* **What is asked**
Every line containing the word "with" needs to be found and copied.

* **Information supplied**

--- --- ---

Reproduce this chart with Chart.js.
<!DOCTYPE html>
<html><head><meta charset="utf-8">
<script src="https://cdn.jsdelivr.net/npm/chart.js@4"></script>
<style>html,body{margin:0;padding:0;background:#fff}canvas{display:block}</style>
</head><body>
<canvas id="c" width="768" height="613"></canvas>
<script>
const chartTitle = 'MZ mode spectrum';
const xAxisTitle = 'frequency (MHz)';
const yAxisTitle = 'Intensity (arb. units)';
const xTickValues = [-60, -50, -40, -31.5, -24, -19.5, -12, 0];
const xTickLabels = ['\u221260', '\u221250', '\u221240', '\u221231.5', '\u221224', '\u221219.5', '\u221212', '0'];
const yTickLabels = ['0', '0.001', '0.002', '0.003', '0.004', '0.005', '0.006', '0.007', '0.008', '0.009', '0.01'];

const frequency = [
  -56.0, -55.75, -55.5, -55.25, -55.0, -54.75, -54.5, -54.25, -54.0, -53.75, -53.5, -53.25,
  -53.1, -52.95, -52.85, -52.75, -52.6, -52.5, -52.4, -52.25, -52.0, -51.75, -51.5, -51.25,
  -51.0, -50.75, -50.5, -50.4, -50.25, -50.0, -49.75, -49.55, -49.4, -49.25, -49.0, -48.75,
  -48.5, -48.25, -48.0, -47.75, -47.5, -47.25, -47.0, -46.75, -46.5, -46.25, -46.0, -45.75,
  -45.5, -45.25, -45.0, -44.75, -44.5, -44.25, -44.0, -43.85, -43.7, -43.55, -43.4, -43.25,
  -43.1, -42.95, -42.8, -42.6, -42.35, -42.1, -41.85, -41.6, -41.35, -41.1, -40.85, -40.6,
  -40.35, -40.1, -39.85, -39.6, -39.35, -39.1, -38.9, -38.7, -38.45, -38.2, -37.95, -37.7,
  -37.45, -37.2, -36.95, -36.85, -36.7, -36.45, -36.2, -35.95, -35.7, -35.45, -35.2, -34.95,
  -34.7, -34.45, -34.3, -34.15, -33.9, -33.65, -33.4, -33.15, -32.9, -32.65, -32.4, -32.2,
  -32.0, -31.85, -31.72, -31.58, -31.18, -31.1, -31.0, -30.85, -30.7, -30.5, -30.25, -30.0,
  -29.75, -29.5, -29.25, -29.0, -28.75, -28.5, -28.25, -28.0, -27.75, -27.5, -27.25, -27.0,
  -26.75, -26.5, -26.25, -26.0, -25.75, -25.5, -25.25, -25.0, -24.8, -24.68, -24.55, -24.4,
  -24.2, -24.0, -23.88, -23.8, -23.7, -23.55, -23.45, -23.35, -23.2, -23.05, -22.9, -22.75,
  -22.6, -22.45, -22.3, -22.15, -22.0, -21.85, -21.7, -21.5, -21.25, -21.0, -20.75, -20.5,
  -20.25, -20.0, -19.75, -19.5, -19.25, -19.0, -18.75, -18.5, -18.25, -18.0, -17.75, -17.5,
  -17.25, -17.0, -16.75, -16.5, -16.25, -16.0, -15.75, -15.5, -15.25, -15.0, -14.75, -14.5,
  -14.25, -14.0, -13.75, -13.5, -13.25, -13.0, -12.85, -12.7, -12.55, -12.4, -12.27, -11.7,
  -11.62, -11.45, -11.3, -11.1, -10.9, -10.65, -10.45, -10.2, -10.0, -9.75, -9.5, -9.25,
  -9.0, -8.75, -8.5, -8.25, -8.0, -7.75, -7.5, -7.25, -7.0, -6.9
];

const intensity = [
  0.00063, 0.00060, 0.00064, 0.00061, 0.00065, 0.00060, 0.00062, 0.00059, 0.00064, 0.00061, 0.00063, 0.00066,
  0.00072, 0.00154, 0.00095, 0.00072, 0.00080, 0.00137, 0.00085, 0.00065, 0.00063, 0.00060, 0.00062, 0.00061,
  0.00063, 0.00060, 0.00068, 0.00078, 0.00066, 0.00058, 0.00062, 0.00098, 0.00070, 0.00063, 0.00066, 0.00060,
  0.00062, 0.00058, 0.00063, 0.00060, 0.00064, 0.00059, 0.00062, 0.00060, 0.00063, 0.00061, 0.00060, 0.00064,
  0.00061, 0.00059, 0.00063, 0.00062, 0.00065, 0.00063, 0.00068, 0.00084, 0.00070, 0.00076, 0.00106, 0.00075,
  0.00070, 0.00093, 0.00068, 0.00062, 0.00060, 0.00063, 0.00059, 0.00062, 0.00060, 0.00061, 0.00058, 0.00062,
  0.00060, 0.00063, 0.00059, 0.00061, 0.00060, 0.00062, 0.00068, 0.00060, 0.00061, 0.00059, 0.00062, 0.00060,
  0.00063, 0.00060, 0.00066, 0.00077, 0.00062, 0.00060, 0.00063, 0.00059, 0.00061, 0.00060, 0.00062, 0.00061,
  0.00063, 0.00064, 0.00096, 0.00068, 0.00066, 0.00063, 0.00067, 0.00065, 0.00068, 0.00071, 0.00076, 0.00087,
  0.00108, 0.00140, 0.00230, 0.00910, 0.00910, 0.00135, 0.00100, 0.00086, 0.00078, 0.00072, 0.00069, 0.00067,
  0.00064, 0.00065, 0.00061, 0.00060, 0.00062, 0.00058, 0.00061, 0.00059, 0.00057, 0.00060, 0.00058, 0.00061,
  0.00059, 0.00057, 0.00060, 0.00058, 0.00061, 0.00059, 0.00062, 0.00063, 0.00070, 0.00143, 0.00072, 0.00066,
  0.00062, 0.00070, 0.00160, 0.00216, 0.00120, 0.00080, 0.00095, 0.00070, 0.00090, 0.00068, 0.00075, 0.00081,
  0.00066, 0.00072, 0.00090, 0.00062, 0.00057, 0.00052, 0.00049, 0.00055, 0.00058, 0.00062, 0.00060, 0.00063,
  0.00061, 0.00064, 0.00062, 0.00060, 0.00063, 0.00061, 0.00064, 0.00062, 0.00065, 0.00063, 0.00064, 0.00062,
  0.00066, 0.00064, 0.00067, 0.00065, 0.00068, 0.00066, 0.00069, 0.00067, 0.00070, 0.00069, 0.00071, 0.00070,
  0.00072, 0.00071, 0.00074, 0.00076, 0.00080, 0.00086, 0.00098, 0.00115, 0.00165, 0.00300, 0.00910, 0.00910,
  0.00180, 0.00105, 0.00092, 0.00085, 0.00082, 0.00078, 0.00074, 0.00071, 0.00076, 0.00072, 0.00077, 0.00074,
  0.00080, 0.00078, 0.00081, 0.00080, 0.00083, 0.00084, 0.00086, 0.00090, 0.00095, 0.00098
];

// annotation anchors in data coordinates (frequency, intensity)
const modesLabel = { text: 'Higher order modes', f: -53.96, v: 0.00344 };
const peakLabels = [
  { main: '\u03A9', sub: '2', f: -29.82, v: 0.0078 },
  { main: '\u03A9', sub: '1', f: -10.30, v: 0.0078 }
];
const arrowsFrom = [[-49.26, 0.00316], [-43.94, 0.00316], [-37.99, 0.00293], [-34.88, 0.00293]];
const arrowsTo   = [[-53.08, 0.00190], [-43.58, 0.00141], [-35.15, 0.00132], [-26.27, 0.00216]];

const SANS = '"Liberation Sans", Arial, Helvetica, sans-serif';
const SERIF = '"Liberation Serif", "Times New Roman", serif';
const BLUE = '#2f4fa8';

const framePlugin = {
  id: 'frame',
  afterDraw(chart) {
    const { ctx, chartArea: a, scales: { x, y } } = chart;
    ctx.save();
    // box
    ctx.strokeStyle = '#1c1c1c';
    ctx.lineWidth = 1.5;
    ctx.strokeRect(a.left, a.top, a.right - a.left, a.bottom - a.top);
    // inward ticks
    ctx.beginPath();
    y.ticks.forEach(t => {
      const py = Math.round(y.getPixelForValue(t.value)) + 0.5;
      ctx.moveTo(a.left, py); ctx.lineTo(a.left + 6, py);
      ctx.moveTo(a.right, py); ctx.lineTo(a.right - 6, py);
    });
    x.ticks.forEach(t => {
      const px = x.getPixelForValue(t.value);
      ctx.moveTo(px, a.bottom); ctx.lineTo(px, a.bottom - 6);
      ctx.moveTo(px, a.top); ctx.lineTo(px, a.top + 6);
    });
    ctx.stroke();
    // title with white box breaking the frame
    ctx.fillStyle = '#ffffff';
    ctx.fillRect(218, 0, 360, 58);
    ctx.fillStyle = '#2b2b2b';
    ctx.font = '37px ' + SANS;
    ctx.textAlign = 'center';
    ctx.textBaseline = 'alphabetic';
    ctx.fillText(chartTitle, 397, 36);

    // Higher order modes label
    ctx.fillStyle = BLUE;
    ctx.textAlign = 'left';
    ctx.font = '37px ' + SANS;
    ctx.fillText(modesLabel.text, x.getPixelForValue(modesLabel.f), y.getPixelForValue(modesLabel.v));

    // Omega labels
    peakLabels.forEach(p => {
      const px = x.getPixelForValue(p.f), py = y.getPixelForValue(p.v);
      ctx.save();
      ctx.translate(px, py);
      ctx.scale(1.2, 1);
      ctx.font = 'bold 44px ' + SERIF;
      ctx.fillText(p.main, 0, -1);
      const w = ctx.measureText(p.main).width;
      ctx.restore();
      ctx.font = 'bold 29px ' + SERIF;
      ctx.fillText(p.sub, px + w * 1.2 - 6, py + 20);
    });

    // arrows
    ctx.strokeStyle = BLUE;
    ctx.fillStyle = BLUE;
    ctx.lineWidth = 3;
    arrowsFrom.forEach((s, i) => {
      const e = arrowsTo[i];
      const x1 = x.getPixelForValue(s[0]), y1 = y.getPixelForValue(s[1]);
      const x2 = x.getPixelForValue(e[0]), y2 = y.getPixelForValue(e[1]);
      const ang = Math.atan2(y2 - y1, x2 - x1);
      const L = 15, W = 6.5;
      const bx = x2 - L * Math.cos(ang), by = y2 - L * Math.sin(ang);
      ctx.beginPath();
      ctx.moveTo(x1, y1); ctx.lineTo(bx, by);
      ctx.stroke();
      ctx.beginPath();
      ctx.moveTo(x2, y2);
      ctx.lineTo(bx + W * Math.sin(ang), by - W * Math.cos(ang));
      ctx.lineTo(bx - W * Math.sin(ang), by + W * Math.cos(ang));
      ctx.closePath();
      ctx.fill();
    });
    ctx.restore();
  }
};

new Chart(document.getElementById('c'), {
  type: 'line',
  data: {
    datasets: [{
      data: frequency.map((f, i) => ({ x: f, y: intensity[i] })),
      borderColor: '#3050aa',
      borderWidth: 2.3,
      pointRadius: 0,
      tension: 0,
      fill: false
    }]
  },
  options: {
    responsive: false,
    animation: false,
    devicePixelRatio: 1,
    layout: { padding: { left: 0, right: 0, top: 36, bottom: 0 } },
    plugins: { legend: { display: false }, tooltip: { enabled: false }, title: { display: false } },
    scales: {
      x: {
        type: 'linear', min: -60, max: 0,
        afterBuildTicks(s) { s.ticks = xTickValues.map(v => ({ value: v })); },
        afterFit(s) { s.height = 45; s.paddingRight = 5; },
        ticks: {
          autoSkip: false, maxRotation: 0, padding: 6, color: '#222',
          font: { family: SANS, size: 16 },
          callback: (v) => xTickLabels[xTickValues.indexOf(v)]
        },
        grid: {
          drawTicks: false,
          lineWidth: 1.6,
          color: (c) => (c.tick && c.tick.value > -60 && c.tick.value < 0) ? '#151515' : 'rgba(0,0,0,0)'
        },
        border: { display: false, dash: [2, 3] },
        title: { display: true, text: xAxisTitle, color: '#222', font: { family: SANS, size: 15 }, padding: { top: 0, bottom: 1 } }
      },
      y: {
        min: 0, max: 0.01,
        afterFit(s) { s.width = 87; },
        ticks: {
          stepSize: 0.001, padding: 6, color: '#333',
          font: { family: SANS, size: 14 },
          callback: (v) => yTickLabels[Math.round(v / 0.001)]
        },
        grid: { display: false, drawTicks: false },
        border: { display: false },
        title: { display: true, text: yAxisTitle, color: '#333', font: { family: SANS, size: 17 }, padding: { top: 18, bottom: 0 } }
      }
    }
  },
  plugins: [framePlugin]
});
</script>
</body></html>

--- --- ---

* **Correct output**
Reproduce this chart with Chart.js.
    // title with white box breaking the frame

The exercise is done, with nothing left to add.